The US is also notorious for having poor passenger rail. Seoul-Jeju carries a lot more passengers, a couple million, but they already have high speed rail, which makes the run in a time comparable to a flight. So being able to shave a half-hour off a commute isn't going to be commercially viable when implementing an entirely new infrastructure and design. Many routes out of Tokyo carry comparable numbers to LA-SF, but again Japan also has high speed rail - I think the time saving on the Tokyo-Okinawa (1500km distance) would be the only one capable of competing against high speed rail, but Japan is highly populated so likely not suited for massive and unproven new infrastructure projects.

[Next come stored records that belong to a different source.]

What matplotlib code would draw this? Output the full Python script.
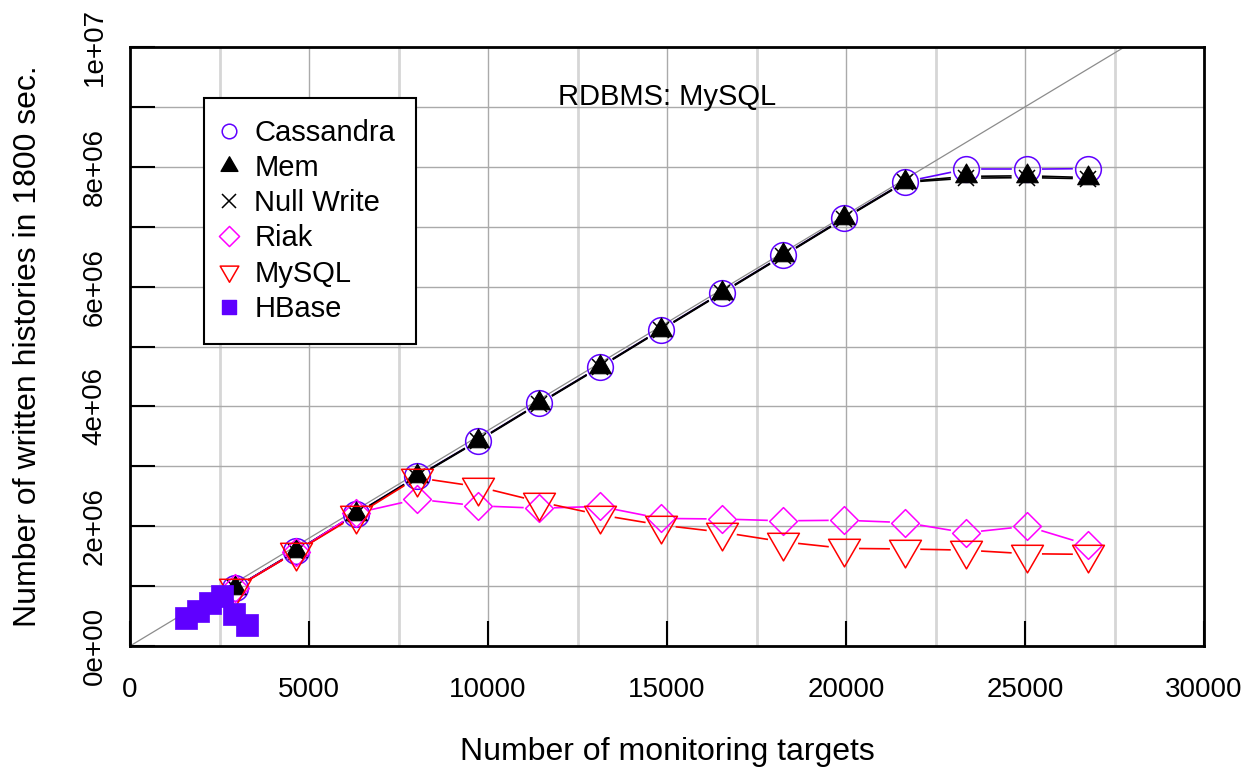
import numpy as np
import matplotlib
matplotlib.use('Agg')
import matplotlib.pyplot as plt
from matplotlib.path import Path
from matplotlib.lines import Line2D
from matplotlib.ticker import MultipleLocator, FuncFormatter

plt.rcParams['font.family'] = ['Liberation Sans', 'DejaVu Sans']

# number of monitoring targets per run
targets = [2930, 4630, 6320, 8020, 9720, 11420, 13120, 14820,
           16530, 18240, 19940, 21650, 23350, 25050, 26760]

# written histories in 1800 sec.
cassandra = [0.97e6, 1.58e6, 2.21e6, 2.83e6, 3.43e6, 4.05e6, 4.66e6, 5.28e6,
             5.90e6, 6.52e6, 7.14e6, 7.75e6, 7.96e6, 7.96e6, 7.97e6]
mem = [0.97e6, 1.58e6, 2.21e6, 2.83e6, 3.43e6, 4.05e6, 4.66e6, 5.28e6,
       5.90e6, 6.52e6, 7.14e6, 7.75e6, 7.84e6, 7.85e6, 7.82e6]
null_write = [0.97e6, 1.57e6, 2.20e6, 2.82e6, 3.42e6, 4.04e6, 4.65e6, 5.27e6,
              5.89e6, 6.51e6, 7.13e6, 7.74e6, 7.81e6, 7.82e6, 7.80e6]
riak = [0.97e6, 1.57e6, 2.22e6, 2.45e6, 2.34e6, 2.30e6, 2.33e6, 2.13e6,
        2.12e6, 2.09e6, 2.10e6, 2.06e6, 1.89e6, 2.00e6, 1.69e6]
mysql = [0.96e6, 1.57e6, 2.18e6, 2.81e6, 2.66e6, 2.41e6, 2.19e6, 2.02e6,
         1.90e6, 1.74e6, 1.63e6, 1.62e6, 1.60e6, 1.54e6, 1.53e6]

hbase_targets = [1560, 1900, 2235, 2570, 2905, 3270]
hbase = [0.47e6, 0.58e6, 0.72e6, 0.84e6, 0.53e6, 0.35e6]

writes_per_target = 360  # 1800 sec / 5 sec interval

blue = '#5f00ff'
magenta = '#ff00ff'
red = '#ff0000'

# R-like markers (centroid-centred triangles)
tri_up = Path([(0, 1), (-0.866, -0.5), (0.866, -0.5), (0, 1)], closed=True)
tri_down = Path([(0, -1), (-0.866, 0.5), (0.866, 0.5), (0, -1)], closed=True)
diamond = Path([(0, 1), (1, 0), (0, -1), (-1, 0), (0, 1)], closed=True)
square = Path([(-1, -1), (1, -1), (1, 1), (-1, 1), (-1, -1)], closed=True)

fig = plt.figure(figsize=(12.6, 7.76), dpi=100)
ax = fig.add_axes([130 / 1260, 1 - 646 / 776, 1074 / 1260, 599 / 776])
ax.set_xlim(0, 30000)
ax.set_ylim(0, 1e7)

ax.xaxis.set_major_locator(MultipleLocator(5000))
ax.xaxis.set_minor_locator(MultipleLocator(2500))
ax.yaxis.set_major_locator(MultipleLocator(2e6))
ax.yaxis.set_minor_locator(MultipleLocator(1e6))
ax.yaxis.set_major_formatter(FuncFormatter(lambda v, p: '%.0e' % v))

ax.tick_params(axis='both', which='major', direction='in', length=18, width=1.5,
               labelsize=20)
ax.tick_params(axis='x', which='major', pad=22)
ax.tick_params(axis='y', which='major', pad=16)
ax.tick_params(axis='x', which='minor', length=0)
ax.tick_params(axis='y', which='minor', direction='in', length=18, width=1.5)
for lab in ax.get_yticklabels():
    lab.set_rotation(90)
    lab.set_va('center')

ax.grid(True, axis='y', which='both', color='#aaaaaa', linewidth=1)
ax.grid(True, axis='x', which='major', color='#aaaaaa', linewidth=1)
ax.grid(True, axis='x', which='minor', color='#d6d6d6', linewidth=2)
ax.set_axisbelow(True)
for s in ax.spines.values():
    s.set_linewidth(2)

ax.axline((0, 0), slope=writes_per_target, color='#8c8c8c', linewidth=0.9, zorder=1.5)


def gapped(xs, ys, gap=16, **kw):
    # lines like R's type="b": segments stop short of the points
    pts = ax.transData.transform(np.column_stack([xs, ys]))
    inv = ax.transData.inverted()
    for p, q in zip(pts[:-1], pts[1:]):
        d = q - p
        n = np.hypot(d[0], d[1])
        if n <= 2 * gap:
            continue
        u = d / n
        seg = inv.transform(np.array([p + u * gap, q - u * gap]))
        ax.plot(seg[:, 0], seg[:, 1], **kw)


series = [
    (targets, cassandra, blue, dict(marker='o', ms=18.5, mfc='none', mec=blue, mew=1.1)),
    (targets, mem, 'black', dict(marker=tri_up, ms=18, mfc='black', mec='black', mew=0.8)),
    (targets, null_write, 'black', dict(marker='x', ms=12, mec='black', mew=1.1)),
    (targets, riak, magenta, dict(marker=diamond, ms=20, mfc='none', mec=magenta, mew=1.1)),
    (targets, mysql, red, dict(marker=tri_down, ms=26.5, mfc='none', mec=red, mew=1.1)),
    (hbase_targets, hbase, blue, dict(marker=square, ms=15.5, mfc=blue, mec=blue, mew=0.5)),
]
for xs, ys, col, mk in series:
    gapped(xs, ys, color=col, linewidth=1.2, zorder=3)
    ax.plot(xs, ys, linestyle='none', zorder=4, **mk)

ax.text(0.5, 0.903, 'RDBMS: MySQL', transform=ax.transAxes, ha='center',
        va='baseline', fontsize=21)

ax.set_xlabel('Number of monitoring targets', fontsize=23)
ax.set_ylabel('Number of written histories in 1800 sec.', fontsize=23)
ax.xaxis.set_label_coords(0.5, -(752 - 646) / 599)
ax.xaxis.label.set_va('center')
ax.yaxis.set_label_coords(-(130 - 28) / 1074, 0.5)
ax.yaxis.label.set_va('center')

labels = ['Cassandra', 'Mem', 'Null Write', 'Riak', 'MySQL', 'HBase']
handles = [
    Line2D([], [], linestyle='none', marker='o', ms=10.5, mfc='none', mec=blue, mew=1.1),
    Line2D([], [], linestyle='none', marker=tri_up, ms=14, mfc='black', mec='black'),
    Line2D([], [], linestyle='none', marker='x', ms=10, mec='black', mew=1.1),
    Line2D([], [], linestyle='none', marker=diamond, ms=14.5, mfc='none', mec=magenta, mew=1.1),
    Line2D([], [], linestyle='none', marker=tri_down, ms=15.5, mfc='none', mec=red, mew=1.1),
    Line2D([], [], linestyle='none', marker=square, ms=9.5, mfc=blue, mec=blue),
]
leg = ax.legend(handles, labels, loc='upper left',
                bbox_to_anchor=((204 - 130) / 1074, (646 - 98) / 599),
                borderaxespad=0, fontsize=21, frameon=True, fancybox=False,
                framealpha=1, edgecolor='black', borderpad=0.72,
                handlelength=0.3, handletextpad=0.7, labelspacing=0.245)
leg.get_frame().set_linewidth(1.5)
leg.set_zorder(6)

fig.savefig('out.png', dpi=100)
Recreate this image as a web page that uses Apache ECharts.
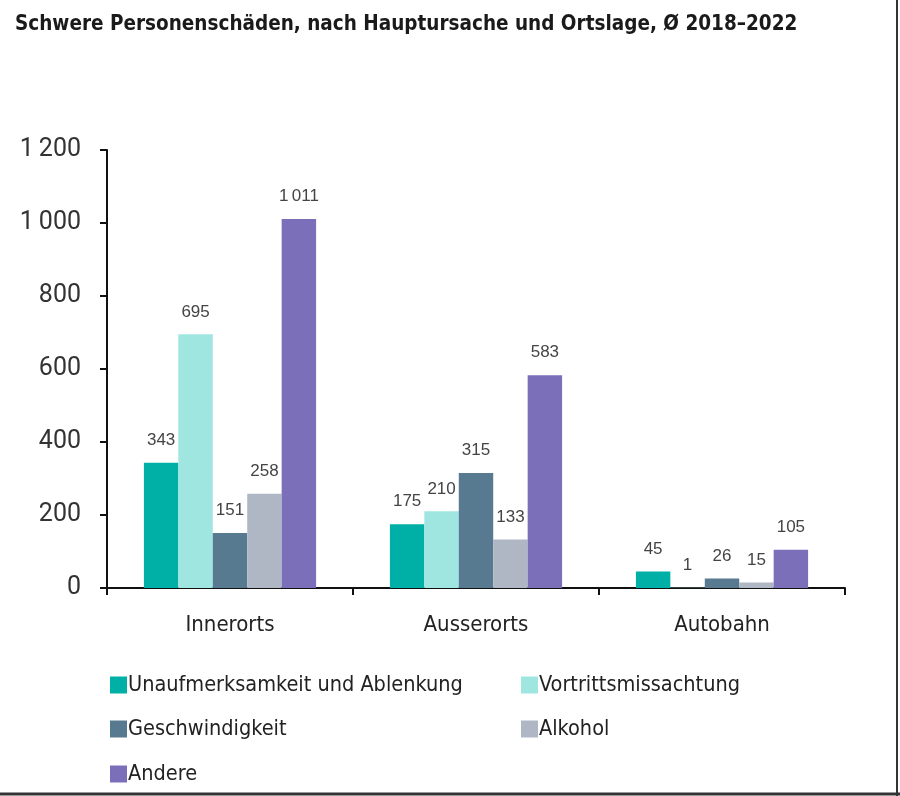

The next option is in Brazil, is a slightly shorter route, but the issue being the economy is less likely to be able to support such a project, and the risk of corruption and embezzlement there could tank the entire project with cost overruns.

There's really no other credible short distance option in North America. New York to Florida (Miami 5.5mil + Orlando 3.7mil) would be a credible option, NY-Miami is a 2,000km run, passes by Orlando at the 1,750km mark, and the ticket price is almost triple that of the LA-SF run.

So if LA-SF isn't an option it's "Go Big or Go Home". Crossing states would be a big issue. So we're likely going to see this proven small scale on commuter routes in and out of big cities.


The bigger problem with the Tokyo-Okinawa route as a hyperloop candidate is that Okinawa is an island far away from the main islands of Japan (kind of like Hawaii). Not a great candidate for land-based transportation.


Well, actually that's not a massive problem. The spans between the individual islands isn't huge. The longest bridge in the world is 164km long and built for high speed rail.

The issue is Japan is earthquake prone, and big bridges in tsunami areas is probably a bad idea.


Yeah I'm thinking more like connect some of the major cities. Maybe Denver to Chicago to Austin? I'm not an expert on the geography between those places though. I'm just spitballing. The Hyperloop doesn't really make stops. Its designed for long distance end to end trips.